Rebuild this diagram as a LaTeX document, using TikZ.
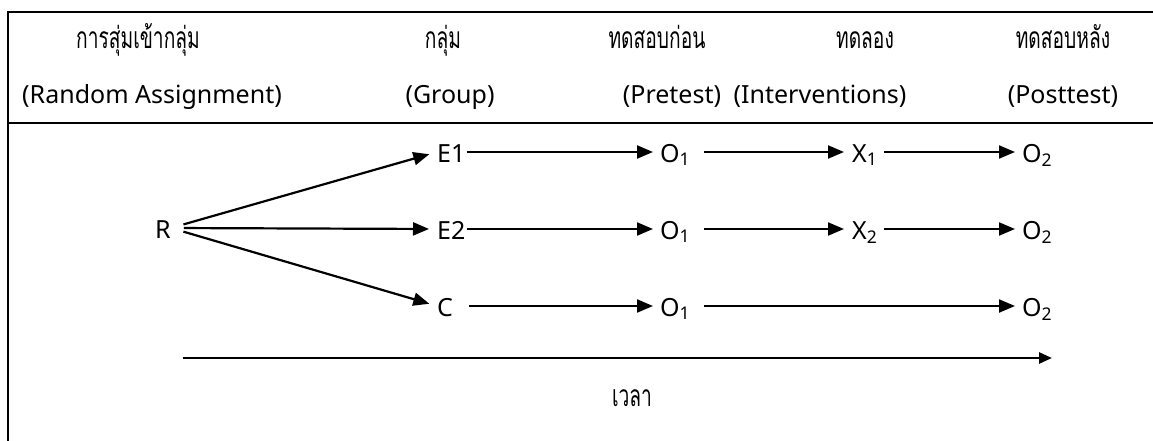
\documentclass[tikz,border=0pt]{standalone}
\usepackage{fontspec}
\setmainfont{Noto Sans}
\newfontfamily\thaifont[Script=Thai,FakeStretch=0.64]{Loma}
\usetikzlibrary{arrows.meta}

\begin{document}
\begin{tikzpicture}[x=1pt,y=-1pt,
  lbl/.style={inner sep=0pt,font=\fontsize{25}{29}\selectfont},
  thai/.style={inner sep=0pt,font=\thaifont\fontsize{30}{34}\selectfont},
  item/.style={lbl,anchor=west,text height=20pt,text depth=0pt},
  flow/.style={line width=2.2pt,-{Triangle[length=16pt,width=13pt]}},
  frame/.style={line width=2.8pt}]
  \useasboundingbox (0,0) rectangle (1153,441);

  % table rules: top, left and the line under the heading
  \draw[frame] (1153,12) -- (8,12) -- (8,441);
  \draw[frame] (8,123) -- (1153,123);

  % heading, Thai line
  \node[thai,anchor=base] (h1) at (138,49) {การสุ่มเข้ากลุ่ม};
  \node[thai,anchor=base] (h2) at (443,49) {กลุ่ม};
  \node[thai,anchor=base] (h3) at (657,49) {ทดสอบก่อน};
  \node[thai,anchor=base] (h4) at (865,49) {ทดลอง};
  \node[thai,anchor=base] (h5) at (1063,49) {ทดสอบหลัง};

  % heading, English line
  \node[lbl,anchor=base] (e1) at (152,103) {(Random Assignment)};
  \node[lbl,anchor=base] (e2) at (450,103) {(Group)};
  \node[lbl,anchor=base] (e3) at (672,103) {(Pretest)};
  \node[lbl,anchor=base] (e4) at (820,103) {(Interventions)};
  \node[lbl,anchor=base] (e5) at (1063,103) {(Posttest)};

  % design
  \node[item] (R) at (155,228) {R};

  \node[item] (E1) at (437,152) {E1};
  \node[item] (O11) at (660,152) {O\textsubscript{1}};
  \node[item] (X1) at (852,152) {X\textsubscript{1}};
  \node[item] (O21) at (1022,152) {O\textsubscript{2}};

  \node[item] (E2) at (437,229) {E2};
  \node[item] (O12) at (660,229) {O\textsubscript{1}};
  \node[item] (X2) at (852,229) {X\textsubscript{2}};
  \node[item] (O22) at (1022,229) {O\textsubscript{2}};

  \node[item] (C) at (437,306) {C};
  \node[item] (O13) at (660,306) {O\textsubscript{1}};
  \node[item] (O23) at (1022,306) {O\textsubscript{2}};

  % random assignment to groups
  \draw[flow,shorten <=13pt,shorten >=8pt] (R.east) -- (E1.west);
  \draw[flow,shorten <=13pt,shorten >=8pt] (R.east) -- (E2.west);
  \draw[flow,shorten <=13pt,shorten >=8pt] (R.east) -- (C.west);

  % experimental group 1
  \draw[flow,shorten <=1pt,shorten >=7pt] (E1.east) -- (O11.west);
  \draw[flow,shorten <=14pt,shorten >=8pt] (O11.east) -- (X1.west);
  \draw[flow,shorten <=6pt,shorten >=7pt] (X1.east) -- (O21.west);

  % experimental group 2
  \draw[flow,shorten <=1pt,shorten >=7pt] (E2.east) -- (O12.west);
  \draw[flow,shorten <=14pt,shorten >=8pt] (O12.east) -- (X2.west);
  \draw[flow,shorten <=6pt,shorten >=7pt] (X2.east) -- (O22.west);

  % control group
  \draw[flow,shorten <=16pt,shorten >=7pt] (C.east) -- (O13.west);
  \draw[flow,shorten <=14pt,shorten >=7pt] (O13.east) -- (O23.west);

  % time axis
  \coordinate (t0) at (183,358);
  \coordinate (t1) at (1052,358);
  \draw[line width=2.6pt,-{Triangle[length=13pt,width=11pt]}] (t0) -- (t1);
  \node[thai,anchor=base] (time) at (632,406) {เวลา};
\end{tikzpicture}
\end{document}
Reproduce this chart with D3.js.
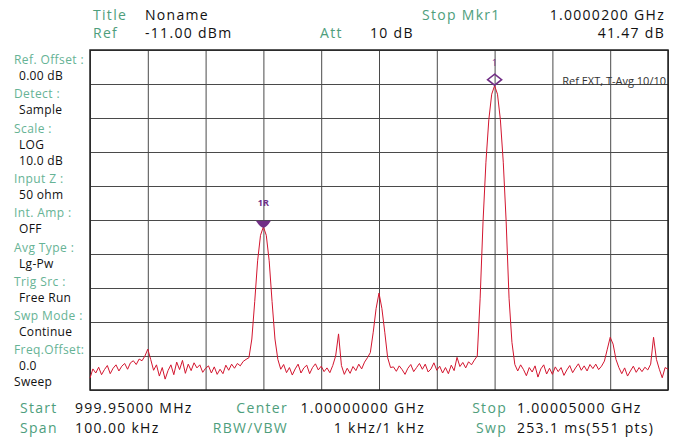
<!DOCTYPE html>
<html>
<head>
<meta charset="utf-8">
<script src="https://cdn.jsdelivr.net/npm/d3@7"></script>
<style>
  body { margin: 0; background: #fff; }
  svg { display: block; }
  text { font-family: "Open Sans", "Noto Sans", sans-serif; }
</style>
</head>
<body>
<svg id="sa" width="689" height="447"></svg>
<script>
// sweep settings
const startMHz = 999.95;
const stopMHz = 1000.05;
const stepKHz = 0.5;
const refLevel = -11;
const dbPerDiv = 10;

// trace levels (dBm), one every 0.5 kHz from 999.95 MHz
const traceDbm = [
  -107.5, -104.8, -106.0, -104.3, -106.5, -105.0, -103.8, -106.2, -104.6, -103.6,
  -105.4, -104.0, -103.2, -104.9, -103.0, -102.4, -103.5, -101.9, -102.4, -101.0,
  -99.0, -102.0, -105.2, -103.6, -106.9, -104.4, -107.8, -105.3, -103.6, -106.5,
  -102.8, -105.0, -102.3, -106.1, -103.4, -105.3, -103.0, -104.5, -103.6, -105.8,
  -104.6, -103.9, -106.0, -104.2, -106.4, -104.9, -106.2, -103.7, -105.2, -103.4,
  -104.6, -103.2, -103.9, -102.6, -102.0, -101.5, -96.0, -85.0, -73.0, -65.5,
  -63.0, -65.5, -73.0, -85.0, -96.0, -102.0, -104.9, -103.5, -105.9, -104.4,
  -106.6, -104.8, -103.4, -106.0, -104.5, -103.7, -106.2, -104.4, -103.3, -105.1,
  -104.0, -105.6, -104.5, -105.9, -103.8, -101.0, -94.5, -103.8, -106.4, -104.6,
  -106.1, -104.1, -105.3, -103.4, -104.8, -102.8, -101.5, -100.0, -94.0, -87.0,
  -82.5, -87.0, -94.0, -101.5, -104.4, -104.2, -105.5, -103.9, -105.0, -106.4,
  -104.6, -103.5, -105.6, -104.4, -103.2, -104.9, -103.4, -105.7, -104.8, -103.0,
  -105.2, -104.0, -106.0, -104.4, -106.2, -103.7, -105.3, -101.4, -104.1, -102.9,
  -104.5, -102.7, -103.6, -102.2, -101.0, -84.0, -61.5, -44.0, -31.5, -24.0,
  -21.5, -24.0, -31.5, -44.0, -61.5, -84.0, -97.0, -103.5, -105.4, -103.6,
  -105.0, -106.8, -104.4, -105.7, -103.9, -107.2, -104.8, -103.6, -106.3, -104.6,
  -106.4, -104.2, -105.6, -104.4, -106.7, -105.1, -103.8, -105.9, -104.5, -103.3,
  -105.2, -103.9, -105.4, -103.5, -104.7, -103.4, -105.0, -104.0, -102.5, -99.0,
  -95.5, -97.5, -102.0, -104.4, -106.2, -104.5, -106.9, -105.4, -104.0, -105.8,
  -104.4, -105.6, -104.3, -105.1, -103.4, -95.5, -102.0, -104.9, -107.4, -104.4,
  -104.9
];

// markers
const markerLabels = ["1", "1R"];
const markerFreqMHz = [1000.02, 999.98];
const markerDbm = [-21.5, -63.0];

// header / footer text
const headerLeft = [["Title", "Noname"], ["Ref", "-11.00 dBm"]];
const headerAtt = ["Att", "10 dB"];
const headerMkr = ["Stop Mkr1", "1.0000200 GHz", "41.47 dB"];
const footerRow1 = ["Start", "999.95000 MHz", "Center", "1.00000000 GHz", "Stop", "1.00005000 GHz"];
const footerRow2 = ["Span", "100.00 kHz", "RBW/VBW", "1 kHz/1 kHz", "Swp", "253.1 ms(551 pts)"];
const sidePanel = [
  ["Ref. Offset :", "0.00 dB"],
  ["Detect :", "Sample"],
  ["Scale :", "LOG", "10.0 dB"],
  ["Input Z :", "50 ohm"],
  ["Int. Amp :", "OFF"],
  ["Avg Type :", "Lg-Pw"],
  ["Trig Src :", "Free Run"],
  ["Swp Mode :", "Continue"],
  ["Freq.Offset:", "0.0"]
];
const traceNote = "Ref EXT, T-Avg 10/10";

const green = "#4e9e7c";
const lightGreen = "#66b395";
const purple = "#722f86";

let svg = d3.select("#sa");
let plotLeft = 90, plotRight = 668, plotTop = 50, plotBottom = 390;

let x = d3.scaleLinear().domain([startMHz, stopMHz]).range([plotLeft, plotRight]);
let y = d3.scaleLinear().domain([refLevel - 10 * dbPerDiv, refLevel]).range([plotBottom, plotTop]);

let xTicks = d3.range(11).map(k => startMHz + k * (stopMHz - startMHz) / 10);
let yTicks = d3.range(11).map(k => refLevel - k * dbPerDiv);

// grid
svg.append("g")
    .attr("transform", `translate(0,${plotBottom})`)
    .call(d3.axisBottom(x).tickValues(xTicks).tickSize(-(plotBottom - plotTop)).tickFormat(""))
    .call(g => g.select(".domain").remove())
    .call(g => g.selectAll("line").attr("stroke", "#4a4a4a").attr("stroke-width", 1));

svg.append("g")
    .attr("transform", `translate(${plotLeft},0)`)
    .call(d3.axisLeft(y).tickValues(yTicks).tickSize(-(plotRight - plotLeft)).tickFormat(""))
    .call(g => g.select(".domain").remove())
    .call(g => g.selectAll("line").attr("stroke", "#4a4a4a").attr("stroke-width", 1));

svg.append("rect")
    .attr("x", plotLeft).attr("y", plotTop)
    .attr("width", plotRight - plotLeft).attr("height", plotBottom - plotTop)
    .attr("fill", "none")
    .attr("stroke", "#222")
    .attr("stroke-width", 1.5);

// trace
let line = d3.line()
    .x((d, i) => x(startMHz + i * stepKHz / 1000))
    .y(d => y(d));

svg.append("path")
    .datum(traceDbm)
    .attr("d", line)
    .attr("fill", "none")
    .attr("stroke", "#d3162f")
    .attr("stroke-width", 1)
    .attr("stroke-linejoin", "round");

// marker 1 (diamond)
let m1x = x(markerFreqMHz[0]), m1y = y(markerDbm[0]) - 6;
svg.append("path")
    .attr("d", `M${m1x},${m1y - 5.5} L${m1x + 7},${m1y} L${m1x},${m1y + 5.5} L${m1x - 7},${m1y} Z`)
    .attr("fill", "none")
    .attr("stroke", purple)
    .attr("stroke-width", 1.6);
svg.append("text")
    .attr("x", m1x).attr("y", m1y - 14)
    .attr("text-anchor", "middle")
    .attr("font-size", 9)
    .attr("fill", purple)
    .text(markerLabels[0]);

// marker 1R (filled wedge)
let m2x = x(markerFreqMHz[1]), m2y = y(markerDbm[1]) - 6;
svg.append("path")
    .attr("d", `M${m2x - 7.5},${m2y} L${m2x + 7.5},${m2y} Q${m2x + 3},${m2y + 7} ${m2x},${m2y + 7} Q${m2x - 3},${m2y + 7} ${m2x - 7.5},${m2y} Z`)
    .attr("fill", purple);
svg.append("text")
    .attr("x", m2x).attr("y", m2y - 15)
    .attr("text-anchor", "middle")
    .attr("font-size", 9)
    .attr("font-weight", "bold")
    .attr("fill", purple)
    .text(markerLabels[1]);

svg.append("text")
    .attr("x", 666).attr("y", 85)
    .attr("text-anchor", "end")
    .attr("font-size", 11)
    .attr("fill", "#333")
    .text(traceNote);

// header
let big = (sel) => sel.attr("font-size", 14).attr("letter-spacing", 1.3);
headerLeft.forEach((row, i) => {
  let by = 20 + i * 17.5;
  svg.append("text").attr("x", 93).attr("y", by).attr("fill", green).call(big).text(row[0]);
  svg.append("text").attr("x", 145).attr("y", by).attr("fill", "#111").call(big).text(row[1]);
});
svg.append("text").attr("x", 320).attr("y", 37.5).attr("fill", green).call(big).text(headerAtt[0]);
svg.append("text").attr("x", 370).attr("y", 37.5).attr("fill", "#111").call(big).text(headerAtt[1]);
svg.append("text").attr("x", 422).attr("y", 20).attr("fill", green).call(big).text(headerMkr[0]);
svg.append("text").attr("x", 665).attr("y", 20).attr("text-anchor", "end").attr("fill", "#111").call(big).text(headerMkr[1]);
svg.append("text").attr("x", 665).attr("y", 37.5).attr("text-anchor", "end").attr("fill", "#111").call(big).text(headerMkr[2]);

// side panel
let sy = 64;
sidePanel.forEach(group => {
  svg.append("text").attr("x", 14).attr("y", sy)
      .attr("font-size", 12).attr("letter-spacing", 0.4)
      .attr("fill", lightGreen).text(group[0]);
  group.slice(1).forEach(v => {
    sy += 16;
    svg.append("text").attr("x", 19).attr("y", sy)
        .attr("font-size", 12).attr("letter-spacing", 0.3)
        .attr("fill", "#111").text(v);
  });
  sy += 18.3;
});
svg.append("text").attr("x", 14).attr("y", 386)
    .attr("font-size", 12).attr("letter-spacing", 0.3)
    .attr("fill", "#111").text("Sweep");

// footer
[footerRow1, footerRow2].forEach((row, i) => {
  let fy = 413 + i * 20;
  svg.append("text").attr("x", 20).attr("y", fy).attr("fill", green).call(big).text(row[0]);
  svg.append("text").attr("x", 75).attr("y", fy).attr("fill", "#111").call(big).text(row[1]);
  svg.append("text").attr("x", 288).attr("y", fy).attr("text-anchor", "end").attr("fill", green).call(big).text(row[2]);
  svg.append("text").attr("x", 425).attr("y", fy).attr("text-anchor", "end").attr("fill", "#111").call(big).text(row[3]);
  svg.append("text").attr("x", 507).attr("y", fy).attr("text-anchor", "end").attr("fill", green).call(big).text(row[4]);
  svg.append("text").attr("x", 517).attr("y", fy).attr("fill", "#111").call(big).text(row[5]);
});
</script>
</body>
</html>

* [Stated goal]
Write out the lines from the start of the material to the line with "(O21) at (1022,152)", inclusive and exactly. Skip the pictures.

* [Result for this exercise]
Rebuild this diagram as a LaTeX document, using TikZ.
\documentclass[tikz,border=0pt]{standalone}
\usepackage{fontspec}
\setmainfont{Noto Sans}
\newfontfamily\thaifont[Script=Thai,FakeStretch=0.64]{Loma}
\usetikzlibrary{arrows.meta}

\begin{document}
\begin{tikzpicture}[x=1pt,y=-1pt,
  lbl/.style={inner sep=0pt,font=\fontsize{25}{29}\selectfont},
  thai/.style={inner sep=0pt,font=\thaifont\fontsize{30}{34}\selectfont},
  item/.style={lbl,anchor=west,text height=20pt,text depth=0pt},
  flow/.style={line width=2.2pt,-{Triangle[length=16pt,width=13pt]}},
  frame/.style={line width=2.8pt}]
  \useasboundingbox (0,0) rectangle (1153,441);

  % table rules: top, left and the line under the heading
  \draw[frame] (1153,12) -- (8,12) -- (8,441);
  \draw[frame] (8,123) -- (1153,123);

  % heading, Thai line
  \node[thai,anchor=base] (h1) at (138,49) {การสุ่มเข้ากลุ่ม};
  \node[thai,anchor=base] (h2) at (443,49) {กลุ่ม};
  \node[thai,anchor=base] (h3) at (657,49) {ทดสอบก่อน};
  \node[thai,anchor=base] (h4) at (865,49) {ทดลอง};
  \node[thai,anchor=base] (h5) at (1063,49) {ทดสอบหลัง};

  % heading, English line
  \node[lbl,anchor=base] (e1) at (152,103) {(Random Assignment)};
  \node[lbl,anchor=base] (e2) at (450,103) {(Group)};
  \node[lbl,anchor=base] (e3) at (672,103) {(Pretest)};
  \node[lbl,anchor=base] (e4) at (820,103) {(Interventions)};
  \node[lbl,anchor=base] (e5) at (1063,103) {(Posttest)};

  % design
  \node[item] (R) at (155,228) {R};

  \node[item] (E1) at (437,152) {E1};
  \node[item] (O11) at (660,152) {O\textsubscript{1}};
  \node[item] (X1) at (852,152) {X\textsubscript{1}};
  \node[item] (O21) at (1022,152) {O\textsubscript{2}};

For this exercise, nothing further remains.